Second, in our new 21st century global economy, we must acknowledge what we all learned on the school playgrounds of our youth – that we are stronger when we stand together than when we stand alone. Standing together means that we must look beyond traditional political jurisdictions – the district boundary, or even the division between countries – and work together. The competitiveness of Africa’s economies is in large part tied to the competitiveness of the economic regions in which they do business.
New Reality #4: Public-Private Partnerships become more critical every day.
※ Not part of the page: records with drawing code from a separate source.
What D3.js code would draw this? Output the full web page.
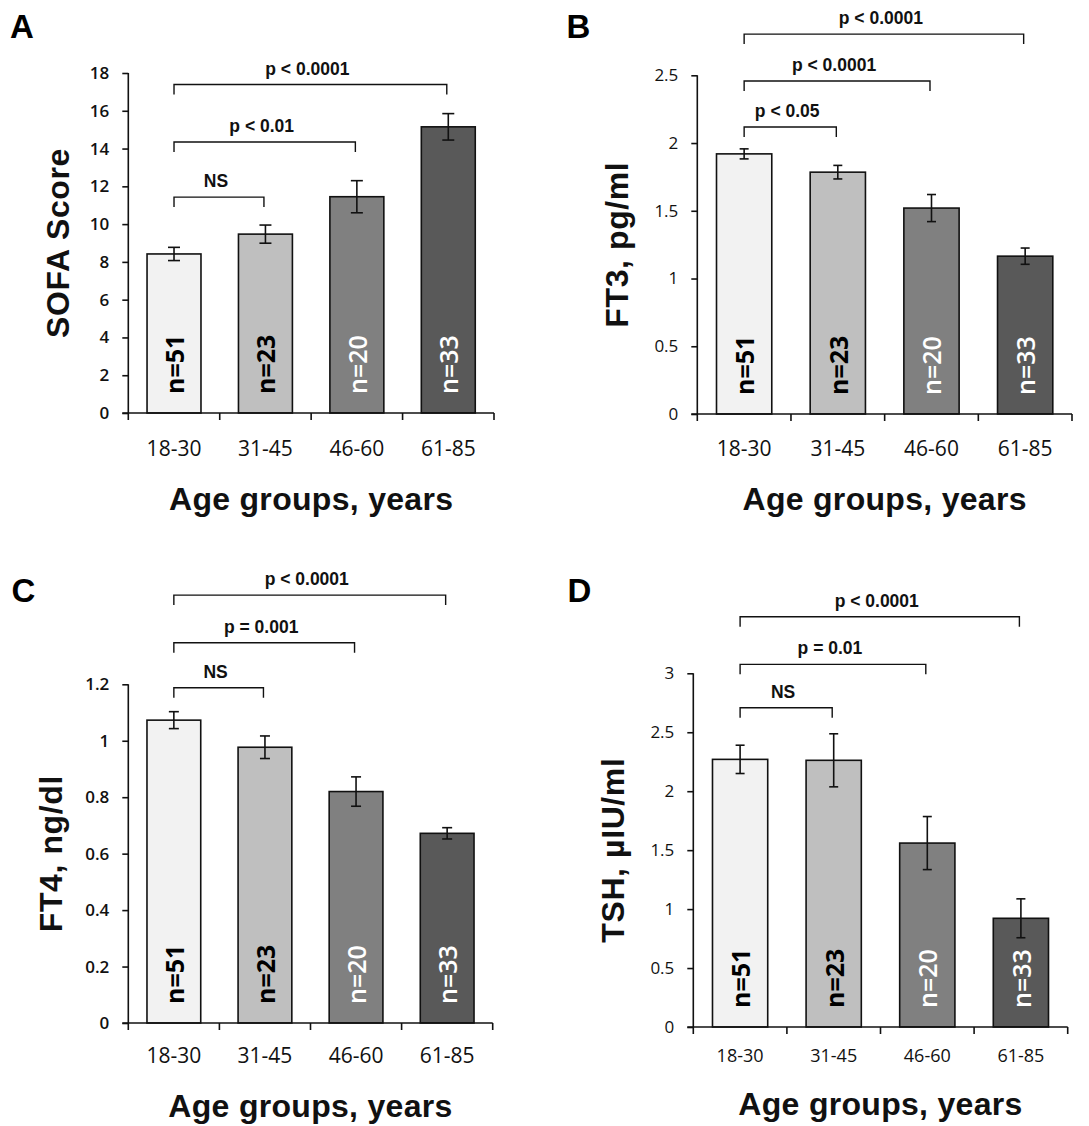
<!DOCTYPE html>
<html>
<head>
<meta charset="utf-8">
<script src="https://cdn.jsdelivr.net/npm/d3@7"></script>
<style>
  html, body { margin: 0; padding: 0; background: #fff; }
  svg { display: block; }
</style>
</head>
<body>
<svg id="chart" width="1089" height="1126"></svg>
<script>
// ---------- DATA ----------
const categories = ["18-30", "31-45", "46-60", "61-85"];
const sampleSizes = [51, 23, 20, 33];

const sofaMeans  = [8.42, 9.47, 11.45, 15.15];
const sofaErrors = [0.35, 0.48, 0.85, 0.70];
const sofaTicks  = [0, 2, 4, 6, 8, 10, 12, 14, 16, 18];
const sofaComparisons = [
  { to: 1, label: "NS", level: 11.43 },
  { to: 2, label: "p < 0.01", level: 14.35 },
  { to: 3, label: "p < 0.0001", level: 17.39 }
];

const ft3Means  = [1.92, 1.785, 1.52, 1.165];
const ft3Errors = [0.037, 0.05, 0.10, 0.06];
const ft3Ticks  = [0, 0.5, 1, 1.5, 2, 2.5];
const ft3Comparisons = [
  { to: 1, label: "p < 0.05", level: 2.118 },
  { to: 2, label: "p < 0.0001", level: 2.458 },
  { to: 3, label: "p < 0.0001", level: 2.804 }
];

const ft4Means  = [1.073, 0.977, 0.82, 0.672];
const ft4Errors = [0.03, 0.04, 0.052, 0.02];
const ft4Ticks  = [0, 0.2, 0.4, 0.6, 0.8, 1, 1.2];
const ft4Comparisons = [
  { to: 1, label: "NS", level: 1.188 },
  { to: 2, label: "p = 0.001", level: 1.347 },
  { to: 3, label: "p < 0.0001", level: 1.516 }
];

const tshMeans  = [2.27, 2.262, 1.56, 0.922];
const tshErrors = [0.12, 0.225, 0.225, 0.165];
const tshTicks  = [0, 0.5, 1, 1.5, 2, 2.5, 3];
const tshComparisons = [
  { to: 1, label: "NS", level: 2.708 },
  { to: 2, label: "p = 0.01", level: 3.076 },
  { to: 3, label: "p < 0.0001", level: 3.48 }
];

// ---------- STYLE ----------
const barFills   = ["#f2f2f2", "#bfbfbf", "#808080", "#595959"];
const nColors    = ["#000000", "#000000", "#ffffff", "#ffffff"];
const nWeights   = [700, 700, 600, 600];
const boldSans   = "'Liberation Sans', Arial, sans-serif";
const tickFont   = "'Open Sans', 'Noto Sans', sans-serif";

// ---------- LAYOUT ----------
const panels = [
  { letter: "A", means: sofaMeans, errors: sofaErrors, ticks: sofaTicks, comps: sofaComparisons,
    yTitle: "SOFA Score", x0: 128.3, x1: 494, yTop: 73, yBottom: 413,
    letterX: 10, letterY: 37.7, yTitleX: 57.5, xLabelOffset: 42.7, xLabelSize: 21,
    xTitleOffset: 97, yTickWeight: 600, capW: 12 },
  { letter: "B", means: ft3Means, errors: ft3Errors, ticks: ft3Ticks, comps: ft3Comparisons,
    yTitle: "FT3, pg/ml", x0: 697.3, x1: 1072, yTop: 75.3, yBottom: 414,
    letterX: 566.5, letterY: 37.7, yTitleX: 616.7, xLabelOffset: 41.7, xLabelSize: 21,
    xTitleOffset: 96, yTickWeight: 400, capW: 9 },
  { letter: "C", means: ft4Means, errors: ft4Errors, ticks: ft4Ticks, comps: ft4Comparisons,
    yTitle: "FT4, ng/dl", x0: 128.3, x1: 492.7, yTop: 684.3, yBottom: 1023,
    letterX: 11.5, letterY: 601.7, yTitleX: 50.5, xLabelOffset: 40.3, xLabelSize: 21,
    xTitleOffset: 94, yTickWeight: 600, capW: 10 },
  { letter: "D", means: tshMeans, errors: tshErrors, ticks: tshTicks, comps: tshComparisons,
    yTitle: "TSH, µIU/ml", x0: 693.3, x1: 1067.7, yTop: 673.3, yBottom: 1027,
    letterX: 567.5, letterY: 602.3, yTitleX: 612.5, xLabelOffset: 34.7, xLabelSize: 18,
    xTitleOffset: 88, yTickWeight: 400, capW: 9 }
];

const svg = d3.select("#chart");

panels.forEach(p => {
  const g = svg.append("g");
  const x = d3.scaleBand().domain(categories).range([p.x0, p.x1])
    .paddingInner(0.41).paddingOuter(0.205);
  const y = d3.scaleLinear().domain([0, p.ticks[p.ticks.length - 1]]).range([p.yBottom, p.yTop]);

  const data = categories.map((c, i) => ({ cat: c, mean: p.means[i], err: p.errors[i], n: sampleSizes[i], i }));

  // bars
  g.selectAll("rect.bar").data(data).join("rect")
    .attr("class", "bar")
    .attr("x", d => x(d.cat))
    .attr("width", x.bandwidth())
    .attr("y", d => y(d.mean))
    .attr("height", d => y(0) - y(d.mean))
    .attr("fill", d => barFills[d.i])
    .attr("stroke", "#111")
    .attr("stroke-width", 1.6);

  // error bars
  const eb = g.selectAll("g.err").data(data).join("g").attr("class", "err")
    .attr("stroke", "#111").attr("stroke-width", 1.6);
  eb.append("line")
    .attr("x1", d => x(d.cat) + x.bandwidth() / 2).attr("x2", d => x(d.cat) + x.bandwidth() / 2)
    .attr("y1", d => y(d.mean + d.err)).attr("y2", d => y(d.mean - d.err));
  eb.append("line")
    .attr("x1", d => x(d.cat) + x.bandwidth() / 2 - p.capW / 2).attr("x2", d => x(d.cat) + x.bandwidth() / 2 + p.capW / 2)
    .attr("y1", d => y(d.mean + d.err)).attr("y2", d => y(d.mean + d.err));
  eb.append("line")
    .attr("x1", d => x(d.cat) + x.bandwidth() / 2 - p.capW / 2).attr("x2", d => x(d.cat) + x.bandwidth() / 2 + p.capW / 2)
    .attr("y1", d => y(d.mean - d.err)).attr("y2", d => y(d.mean - d.err));

  // n labels
  g.selectAll("text.n").data(data).join("text")
    .attr("class", "n")
    .attr("transform", d => `translate(${x(d.cat) + x.bandwidth() / 2},${y(0) - 19}) rotate(-90)`)
    .attr("text-anchor", "start")
    .attr("dominant-baseline", "central")
    .attr("font-family", tickFont)
    .attr("font-weight", d => nWeights[d.i])
    .attr("font-size", 25)
    .attr("fill", d => nColors[d.i])
    .text(d => "n=" + d.n);

  // y axis
  const yAxis = g.append("g")
    .attr("transform", `translate(${p.x0},0)`)
    .call(d3.axisLeft(y).tickValues(p.ticks).tickSize(6).tickPadding(13).tickFormat(d => String(d)));
  yAxis.select(".domain").attr("stroke", "#111").attr("stroke-width", 1.6)
    .attr("d", `M0,${p.yTop}V${p.yBottom}`);
  yAxis.selectAll(".tick line").attr("stroke", "#111").attr("stroke-width", 1.6);
  yAxis.selectAll(".tick text")
    .attr("font-family", tickFont).attr("font-size", 17).attr("font-weight", p.yTickWeight)
    .attr("fill", "#111");

  // x axis line with boundary ticks
  const step = x.step();
  const xAxisG = g.append("g").attr("stroke", "#111").attr("stroke-width", 1.6);
  xAxisG.append("line").attr("x1", p.x0 - 6).attr("x2", p.x1).attr("y1", y(0)).attr("y2", y(0));
  xAxisG.selectAll("line.bt").data(d3.range(categories.length + 1)).join("line")
    .attr("class", "bt")
    .attr("x1", k => p.x0 + k * step).attr("x2", k => p.x0 + k * step)
    .attr("y1", y(0)).attr("y2", y(0) + 7);

  // x tick labels via axis
  const xAxis = g.append("g")
    .attr("transform", `translate(0,${y(0)})`)
    .call(d3.axisBottom(x).tickSize(0).tickPadding(0));
  xAxis.select(".domain").remove();
  xAxis.selectAll(".tick text")
    .attr("dy", null).attr("y", p.xLabelOffset)
    .attr("font-family", tickFont).attr("font-size", p.xLabelSize).attr("fill", "#111");

  // comparison brackets
  const cx = i => x(categories[i]) + x.bandwidth() / 2;
  p.comps.forEach(c => {
    const xa = cx(0), xb = cx(c.to) - 1.5, yy = y(c.level);
    g.append("path")
      .attr("d", `M${xa},${yy + 10}V${yy}H${xb}V${yy + 10}`)
      .attr("fill", "none").attr("stroke", "#111").attr("stroke-width", 1.4);
    g.append("text")
      .attr("x", (xa + xb) / 2 - 3).attr("y", yy - 10)
      .attr("text-anchor", "middle")
      .attr("font-family", boldSans).attr("font-weight", 700).attr("font-size", 17.5)
      .attr("fill", "#111")
      .text(c.label);
  });

  // axis titles
  g.append("text")
    .attr("transform", `translate(${p.yTitleX},${(p.yTop + p.yBottom) / 2}) rotate(-90)`)
    .attr("text-anchor", "middle").attr("dominant-baseline", "central")
    .attr("font-family", boldSans).attr("font-weight", 700).attr("font-size", 32)
    .attr("letter-spacing", 0.6)
    .attr("fill", "#111")
    .text(p.yTitle);
  g.append("text")
    .attr("x", (p.x0 + p.x1) / 2).attr("y", y(0) + p.xTitleOffset)
    .attr("text-anchor", "middle")
    .attr("font-family", boldSans).attr("font-weight", 700).attr("font-size", 32)
    .attr("letter-spacing", 0.3)
    .attr("fill", "#111")
    .text("Age groups, years");

  // panel letter
  g.append("text")
    .attr("x", p.letterX).attr("y", p.letterY)
    .attr("font-family", boldSans).attr("font-weight", 700).attr("font-size", 33)
    .attr("fill", "#000")
    .text(p.letter);
});
</script>
</body>
</html>
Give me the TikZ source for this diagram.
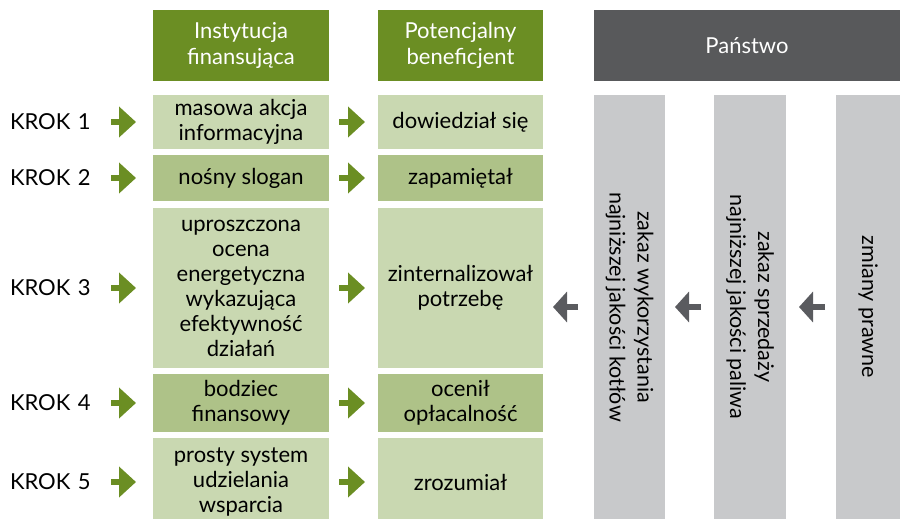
\documentclass[tikz,border=0pt]{standalone}
\usepackage{fontspec}
\setmainfont{Lato}
\usetikzlibrary{arrows.meta,calc}
\definecolor{hgreen}{RGB}{107,142,35}
\definecolor{lgreen}{RGB}{201,216,177}
\definecolor{mgreen}{RGB}{174,194,136}
\definecolor{hgray}{RGB}{88,89,91}
\definecolor{cgray}{RGB}{200,201,203}
\definecolor{agray}{RGB}{90,91,95}
\begin{document}
\begin{tikzpicture}[x=1pt,y=-1pt,
  every node/.style={inner sep=0pt,outer sep=0pt},
  txt/.style={font=\fontsize{22}{25}\selectfont, align=center},
  cell/.style={txt, anchor=north west, text=black},
  lcell/.style={cell, fill=lgreen},
  mcell/.style={cell, fill=mgreen},
  head/.style={font=\fontsize{22}{26}\selectfont, align=center, anchor=north west, text=white, minimum height=71pt},
  gcol/.style={anchor=north west, fill=cgray, minimum height=424pt},
  vtxt/.style={font=\fontsize{21.5}{28}\selectfont, align=center, rotate=-90},
  krok/.style={font=\fontsize{22}{25}\selectfont, anchor=west, text width=90pt, align=left},
  garr/.style={line width=6pt, hgreen, -{Triangle[length=17pt,width=30pt]}},
  grarr/.style={line width=6pt, agray, -{Triangle[length=14pt,width=30pt]}}
]
\useasboundingbox (0,0) rectangle (900,519);
\coordinate (kx) at (10,0);

% headers
\node[head, fill=hgreen, minimum width=176pt] (h1) at (153,10) {Instytucja\\finansująca};
\node[head, fill=hgreen, minimum width=165pt] (h2) at (378,10) {Potencjalny\\beneficjent};
\node[head, fill=hgray, minimum width=306pt] (h3) at (594,10) {Państwo};

% left column
\node[lcell, minimum width=176pt, minimum height=54pt] (l1) at (153,95) {masowa akcja\\informacyjna};
\node[mcell, minimum width=176pt, minimum height=46pt] (l2) at (153,155) {nośny slogan};
\node[lcell, minimum width=176pt, minimum height=160pt] (l3) at (153,208) {uproszczona\\ocena\\energetyczna\\wykazująca\\efektywność\\działań};
\node[mcell, minimum width=176pt, minimum height=58pt] (l4) at (153,374) {bodziec\\finansowy};
\node[lcell, minimum width=176pt, minimum height=88pt] (l5) at (153,438) {prosty system\\udzielania\\wsparcia};

% right column
\node[lcell, minimum width=165pt, minimum height=54pt] (r1) at (378,95) {dowiedział się};
\node[mcell, minimum width=165pt, minimum height=46pt] (r2) at (378,155) {zapamiętał};
\node[lcell, minimum width=165pt, minimum height=160pt] (r3) at (378,208) {zinternalizował\\potrzebę};
\node[mcell, minimum width=165pt, minimum height=58pt] (r4) at (378,374) {ocenił\\opłacalność};
\node[lcell, minimum width=165pt, minimum height=88pt] (r5) at (378,438) {zrozumiał};

% KROK labels
\foreach \i in {1,...,5}{
  \node[krok] (k\i) at (l\i.west -| kx) {KROK \i};
}

% green arrows
\foreach \i in {1,...,5}{
  \draw[garr, shorten <=11pt, shorten >=17pt] (k\i.east) -- (l\i.west);
  \draw[garr, shorten <=10pt, shorten >=13pt] (l\i.east) -- (r\i.west);
}

% gray columns
\node[gcol, minimum width=71pt] (c1) at (594,95) {};
\node[gcol, minimum width=72pt] (c2) at (714,95) {};
\node[gcol, minimum width=64pt] (c3) at (836,95) {};
\node[vtxt] (t1) at (c1.center) {zakaz wykorzystania\\najniższej jakości kotłów};
\node[vtxt] (t2) at (c2.center) {zakaz sprzedaży\\najniższej jakości paliwa};
\node[vtxt] (t3) at (c3.center) {zmiany prawne};

% gray arrows
\draw[grarr, shorten <=16pt, shorten >=10pt] (c1.west) -- (c1.west -| r3.east);
\draw[grarr, shorten <=13pt, shorten >=10pt] (c2.west) -- (c1.east);
\draw[grarr, shorten <=11pt, shorten >=13pt] (c3.west) -- (c2.east);
\end{tikzpicture}
\end{document}
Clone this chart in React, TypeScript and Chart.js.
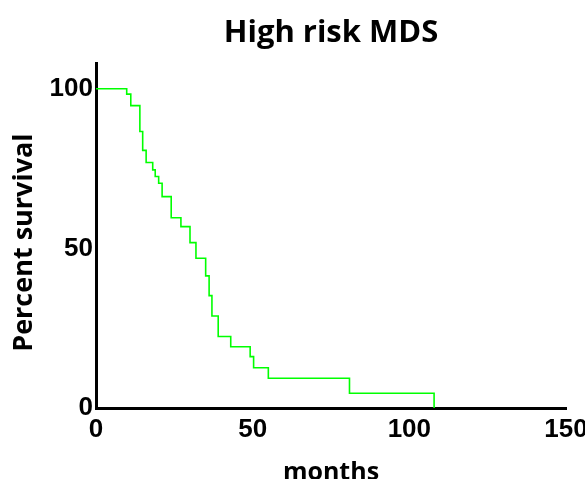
import React, { useEffect, useRef } from "react";
import { Chart, registerables } from "chart.js";

Chart.register(...registerables);

const months: number[] = [0, 9.8, 11.1, 14.0, 14.9, 16.0, 18.1, 18.9, 20.0, 21.1, 24.0, 27.1, 30.0, 31.9, 35.0, 36.1, 37.0, 39.0, 43.0, 49.2, 50.3, 55.0, 80.9, 107.9];
const survival: number[] = [100, 98.3, 94.7, 86.6, 80.7, 76.9, 74.6, 72.5, 70.4, 66.2, 59.6, 56.8, 51.8, 46.9, 41.4, 35.2, 28.8, 22.4, 19.2, 16.1, 12.6, 9.3, 4.6, 0];
const xTicks: number[] = [0, 50, 100, 150];
const yTicks: number[] = [0, 50, 100];

const TITLE = "High risk MDS";
const X_TITLE = "months";
const Y_TITLE = "Percent survival";

const HUMAN = '"Open Sans", "Noto Sans", sans-serif';
const TICKF = '"Liberation Sans", Arial, sans-serif';

export default function App() {
  const ref = useRef<HTMLCanvasElement | null>(null);
  useEffect(() => {
    if (!ref.current) return;
    const chart = new Chart(ref.current, {
      type: "line",
      data: {
        datasets: [
          {
            data: months.map((m, i) => ({ x: m, y: survival[i] })),
            borderColor: "#00ff00",
            borderWidth: 1.6,
            pointRadius: 0,
            stepped: "before",
            fill: false,
          },
        ],
      },
      options: {
        animation: false,
        responsive: false,
        devicePixelRatio: 1,
        layout: { padding: { left: 0, top: 0, bottom: 0, right: 19 } },
        plugins: {
          legend: { display: false },
          tooltip: { enabled: false },
          title: {
            display: true,
            fullSize: false,
            text: TITLE,
            color: "#000",
            font: { family: HUMAN, size: 31, weight: "bold", lineHeight: 1.2 },
            padding: { top: 15, bottom: 11 },
          },
        },
        scales: {
          x: {
            type: "linear",
            min: 0,
            max: 150,
            afterBuildTicks: (s: any) => {
              s.ticks = xTicks.map((v) => ({ value: v }));
            },
            afterFit: (s: any) => {
              s.height = 71;
              s.paddingLeft = 0;
              s.paddingRight = 0;
            },
            grid: { display: false, drawTicks: false },
            border: { display: true, color: "#000", width: 3 },
            ticks: {
              color: "#000",
              padding: 9,
              maxRotation: 0,
              font: { family: TICKF, size: 26, weight: "bold", lineHeight: 1 },
            },
            title: {
              display: true,
              text: X_TITLE,
              color: "#000",
              font: { family: HUMAN, size: 25, weight: "bold", lineHeight: 1 },
              padding: { top: 0, bottom: -6 },
            },
          },
          y: {
            type: "linear",
            min: 0,
            max: 108,
            afterBuildTicks: (s: any) => {
              s.ticks = yTicks.map((v) => ({ value: v }));
            },
            afterFit: (s: any) => {
              s.width = 96;
              s.paddingTop = 0;
              s.paddingBottom = 0;
            },
            grid: { display: false, drawTicks: false },
            border: { display: true, color: "#000", width: 3 },
            ticks: {
              color: "#000",
              padding: 3,
              font: { family: TICKF, size: 26, weight: "bold", lineHeight: 1 },
            },
            title: {
              display: true,
              text: Y_TITLE + "  ",
              color: "#000",
              font: { family: HUMAN, size: 27, weight: "bold", lineHeight: 1.2 },
              padding: { top: 8, bottom: 0 },
            },
          },
        },
      },
    });
    return () => chart.destroy();
  }, []);
  return (
    <div style={{ position: "fixed", left: 0, top: 0, width: 585, height: 479, background: "#fff" }}>
      <canvas ref={ref} width={585} height={479} />
    </div>
  );
}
While governments at all levels, universities and other non-profit institutions are important players, we must never forget that the private sector is the most important element of any successful economic development strategy. Unless the private sector is ready, willing and able to invest in a community, economic growth simply will not occur, regardless of how much government spends. The private sector should not just have a seat at the table, but should actively be engaged as a full partner in strategies for economic growth. Within the parameters of public accountability, the private sector should be helping to shape the development strategies that will lead to more higher-skill, higher-wage jobs.
Meanwhile, government and non-profit leaders at all levels have the same responsibility to adapt their approach to fit the changing times. Government – by design – moves slowly, and that can be a problem in our fast-moving economy. Unless government can offer flexible and innovative programs and tools to economic regions, we risk putting these areas that we are responsible for at a competitive disadvantage in the global marketplace. Innovation is just as important in the public sector as it is in the private sector.
If we can innovate as economic development professionals to address the challenges and capitalize on the opportunities presented by these new realities, our regions will succeed in the worldwide marketplace, and our communities will prosper.